Staking a claim in the plant-based market (return to top)
Certain brand owners are taking the ‘if you can’t beat ’em, join ’em’ approach, with major players like Danone and Valio staking claims in the plant-based dairy space. Ironically, dairy operators are best-placed to harness the dairy-free opportunity as they have a market and process knowledge advantage over those entering from outside the category.
Mozzarella producer Dairy Partners has created ‘Veganarella’ vegan cheeses and says it has drawn on its dairy experience to ensure these cheeses “are as close to the dairy option as possible”.
“We will always specialise in dairy products, but our experience allows us to innovate and produce alternatives,” says Dairy Partners director Will Bennett.
For those operators who choose to stick to true dairy, the key to success lies in capitalising on its inherent health advantage.
The need to promote the health benefits of dairy (return to top)
“In an increasingly health-conscious society, the brands due to see the strongest success are those that showcase the health benefits of dairy produce,” predicts Sarah Turner, managing director of Carter Wong, a design agency that has worked with names like Nomadic and Dairy Crest.
“Whether celebrating protein and calcium content to support bone development in children, or gut-friendly products such as fermented drinks and yogurts like kefirs, product innovation that appeals to a more informed and health-motivated consumer will help maintain market share in the long run,” she says.
While dairy has a powerful health story, telling this story is an area where it falls short of the more “aggressive” plant-based dairy industry, according to AFI. “The dairy industry needs to stop relying on its heritage and the fact that everyone in the western world has grown up on dairy, and shout about the taste and nutritional profile of its products”, says Donohue.
“The plant-based industry is far more aggressive in its self-promotion.
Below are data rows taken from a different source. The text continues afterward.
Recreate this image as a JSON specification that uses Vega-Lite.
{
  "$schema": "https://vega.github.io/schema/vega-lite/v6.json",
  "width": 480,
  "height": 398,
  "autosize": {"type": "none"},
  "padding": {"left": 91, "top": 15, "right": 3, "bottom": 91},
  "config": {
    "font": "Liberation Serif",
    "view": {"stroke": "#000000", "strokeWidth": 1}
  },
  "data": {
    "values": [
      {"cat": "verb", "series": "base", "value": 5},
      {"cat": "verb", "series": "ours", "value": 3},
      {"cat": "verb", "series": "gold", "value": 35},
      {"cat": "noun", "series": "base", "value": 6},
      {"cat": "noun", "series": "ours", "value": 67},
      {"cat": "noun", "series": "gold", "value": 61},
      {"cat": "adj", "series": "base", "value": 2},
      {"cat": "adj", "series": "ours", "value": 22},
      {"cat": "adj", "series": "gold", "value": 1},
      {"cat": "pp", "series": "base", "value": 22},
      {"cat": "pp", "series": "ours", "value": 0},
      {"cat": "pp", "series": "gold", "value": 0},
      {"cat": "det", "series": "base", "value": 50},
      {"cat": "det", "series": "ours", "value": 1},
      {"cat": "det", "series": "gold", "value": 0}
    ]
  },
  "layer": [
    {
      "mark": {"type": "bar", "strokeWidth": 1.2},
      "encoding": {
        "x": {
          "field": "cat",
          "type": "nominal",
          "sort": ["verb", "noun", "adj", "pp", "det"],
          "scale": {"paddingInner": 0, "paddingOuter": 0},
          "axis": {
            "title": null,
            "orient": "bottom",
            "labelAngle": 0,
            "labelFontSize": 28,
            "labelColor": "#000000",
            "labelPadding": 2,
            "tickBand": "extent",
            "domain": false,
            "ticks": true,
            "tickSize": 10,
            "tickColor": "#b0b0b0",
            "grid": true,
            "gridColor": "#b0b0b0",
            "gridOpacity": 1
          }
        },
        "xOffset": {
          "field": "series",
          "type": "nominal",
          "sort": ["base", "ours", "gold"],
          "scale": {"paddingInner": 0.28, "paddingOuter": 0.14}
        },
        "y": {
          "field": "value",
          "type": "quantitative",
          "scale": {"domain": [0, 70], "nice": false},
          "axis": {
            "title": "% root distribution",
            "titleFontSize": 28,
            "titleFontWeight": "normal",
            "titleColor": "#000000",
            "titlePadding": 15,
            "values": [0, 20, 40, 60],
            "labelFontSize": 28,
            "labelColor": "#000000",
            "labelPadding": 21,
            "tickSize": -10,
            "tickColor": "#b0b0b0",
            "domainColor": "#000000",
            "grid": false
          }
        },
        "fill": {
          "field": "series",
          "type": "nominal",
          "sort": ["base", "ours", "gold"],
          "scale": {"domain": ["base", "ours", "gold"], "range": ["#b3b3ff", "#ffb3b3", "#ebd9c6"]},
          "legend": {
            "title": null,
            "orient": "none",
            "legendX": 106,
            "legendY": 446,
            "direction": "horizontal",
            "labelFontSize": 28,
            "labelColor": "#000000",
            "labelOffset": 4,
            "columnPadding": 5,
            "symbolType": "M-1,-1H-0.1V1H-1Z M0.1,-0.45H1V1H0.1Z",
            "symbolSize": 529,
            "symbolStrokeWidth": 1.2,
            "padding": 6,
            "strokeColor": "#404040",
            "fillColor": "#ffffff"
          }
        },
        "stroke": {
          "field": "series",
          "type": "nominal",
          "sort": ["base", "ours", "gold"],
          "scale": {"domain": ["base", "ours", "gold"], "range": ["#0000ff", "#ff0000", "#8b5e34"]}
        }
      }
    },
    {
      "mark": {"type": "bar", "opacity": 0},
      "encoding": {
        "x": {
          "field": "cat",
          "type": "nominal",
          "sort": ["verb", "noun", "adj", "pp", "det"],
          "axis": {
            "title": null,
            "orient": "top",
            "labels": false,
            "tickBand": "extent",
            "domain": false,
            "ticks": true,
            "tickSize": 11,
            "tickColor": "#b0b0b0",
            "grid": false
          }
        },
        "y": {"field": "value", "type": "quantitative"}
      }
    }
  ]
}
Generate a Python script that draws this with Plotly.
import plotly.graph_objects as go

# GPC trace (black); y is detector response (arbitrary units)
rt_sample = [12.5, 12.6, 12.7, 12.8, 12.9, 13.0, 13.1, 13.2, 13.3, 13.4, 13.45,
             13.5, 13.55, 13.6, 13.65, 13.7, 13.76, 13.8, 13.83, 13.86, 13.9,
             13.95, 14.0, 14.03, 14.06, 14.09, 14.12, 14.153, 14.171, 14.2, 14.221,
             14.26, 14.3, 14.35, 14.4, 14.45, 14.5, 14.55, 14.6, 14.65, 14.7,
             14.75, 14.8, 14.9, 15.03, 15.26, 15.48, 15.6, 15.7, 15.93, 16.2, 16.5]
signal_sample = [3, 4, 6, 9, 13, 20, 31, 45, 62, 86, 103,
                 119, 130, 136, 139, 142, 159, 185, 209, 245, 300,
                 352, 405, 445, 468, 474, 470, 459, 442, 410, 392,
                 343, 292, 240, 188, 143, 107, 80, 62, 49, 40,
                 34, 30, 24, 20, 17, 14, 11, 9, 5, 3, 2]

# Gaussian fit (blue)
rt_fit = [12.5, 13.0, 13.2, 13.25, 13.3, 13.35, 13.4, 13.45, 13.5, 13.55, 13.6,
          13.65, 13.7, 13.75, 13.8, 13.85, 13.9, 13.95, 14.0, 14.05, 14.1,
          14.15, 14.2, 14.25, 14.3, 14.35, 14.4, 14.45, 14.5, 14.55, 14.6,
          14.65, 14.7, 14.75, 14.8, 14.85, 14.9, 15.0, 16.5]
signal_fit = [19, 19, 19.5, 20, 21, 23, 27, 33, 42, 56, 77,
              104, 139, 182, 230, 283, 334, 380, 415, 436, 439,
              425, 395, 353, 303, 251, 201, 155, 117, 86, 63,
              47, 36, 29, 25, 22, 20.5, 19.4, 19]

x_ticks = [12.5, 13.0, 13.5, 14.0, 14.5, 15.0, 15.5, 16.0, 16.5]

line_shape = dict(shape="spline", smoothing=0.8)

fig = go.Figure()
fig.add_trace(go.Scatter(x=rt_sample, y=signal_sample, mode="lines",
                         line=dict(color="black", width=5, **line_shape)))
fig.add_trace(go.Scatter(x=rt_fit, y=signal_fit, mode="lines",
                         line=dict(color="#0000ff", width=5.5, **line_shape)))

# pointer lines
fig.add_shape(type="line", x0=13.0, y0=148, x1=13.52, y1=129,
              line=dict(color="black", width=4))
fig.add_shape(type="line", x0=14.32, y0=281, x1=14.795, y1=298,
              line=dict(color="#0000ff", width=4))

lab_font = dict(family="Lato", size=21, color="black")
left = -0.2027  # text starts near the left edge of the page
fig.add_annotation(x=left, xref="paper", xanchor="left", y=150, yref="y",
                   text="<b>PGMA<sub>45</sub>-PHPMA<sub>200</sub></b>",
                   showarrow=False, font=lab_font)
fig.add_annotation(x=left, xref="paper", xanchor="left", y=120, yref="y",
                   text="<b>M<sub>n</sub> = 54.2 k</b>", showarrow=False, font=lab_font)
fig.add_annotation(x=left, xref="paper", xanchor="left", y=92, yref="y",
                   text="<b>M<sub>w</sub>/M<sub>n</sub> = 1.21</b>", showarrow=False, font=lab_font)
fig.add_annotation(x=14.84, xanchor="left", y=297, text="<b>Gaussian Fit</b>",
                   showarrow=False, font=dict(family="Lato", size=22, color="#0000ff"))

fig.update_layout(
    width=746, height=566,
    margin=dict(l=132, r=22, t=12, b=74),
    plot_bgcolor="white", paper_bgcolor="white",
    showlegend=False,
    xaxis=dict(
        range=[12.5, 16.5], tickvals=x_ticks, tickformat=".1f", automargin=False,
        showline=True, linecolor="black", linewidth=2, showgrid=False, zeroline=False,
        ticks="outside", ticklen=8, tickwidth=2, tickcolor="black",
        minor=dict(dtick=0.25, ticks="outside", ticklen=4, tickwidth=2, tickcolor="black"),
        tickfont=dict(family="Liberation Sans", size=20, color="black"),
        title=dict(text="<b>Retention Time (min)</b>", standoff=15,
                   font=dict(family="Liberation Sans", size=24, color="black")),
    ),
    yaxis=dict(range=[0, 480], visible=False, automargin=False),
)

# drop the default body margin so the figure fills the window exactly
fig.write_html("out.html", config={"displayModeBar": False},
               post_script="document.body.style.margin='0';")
They tell a convincing story about plant-based dairy being natural and unprocessed, but the story they aren’t telling is that of protein quality.
“Dairy proteins are superior for bone health and muscle-building because most plant proteins don’t have a complete amino acid profile.”
Binns at Dairygold agrees the dairy industry could do more to counter the marketing tactics employed by its plant-based rivals. She claims the ‘sales pitch’ for vegan products tends to focus “heavily on highlighting the perceived cruelty and unsustainability of milk collection, rather than promoting the health-giving properties of milk and dairy alternatives”.
“To combat this, we need to promote the health benefits of milk and milk-derived products to prevent a migration by consumers who may not fully comprehend the choice in front of them,” she says.
The potential of fermented dairy products (return to top)
Fermented dairy products could represent an even more compelling proposition in the face of growing plant-based competition, suggests Chr Hansen global marketing manager Lasse Vigel Jørgensen.
“The health profile of dairy products is positive and that of fermented dairy products is even better. Dairy companies can leverage this by innovating and positioning their products towards healthy living.”
Jørgensen reckons a “winning strategy” for producers of fermented dairy could be to communicate clearly about the “good stuff” in their products, such as protein, calcium, good bacteria and vitamins. These producers can also use Chr Hansen’s Nola Fit enzyme to reduce the sugar content of their dairy products.
Regardless of whether food makers wish to embrace all things vegan or not, it is clear that the movement has built up unavoidable momentum. Therefore, the dairy sector will not only need to adapt to the new reality but also milk the opportunities it presents.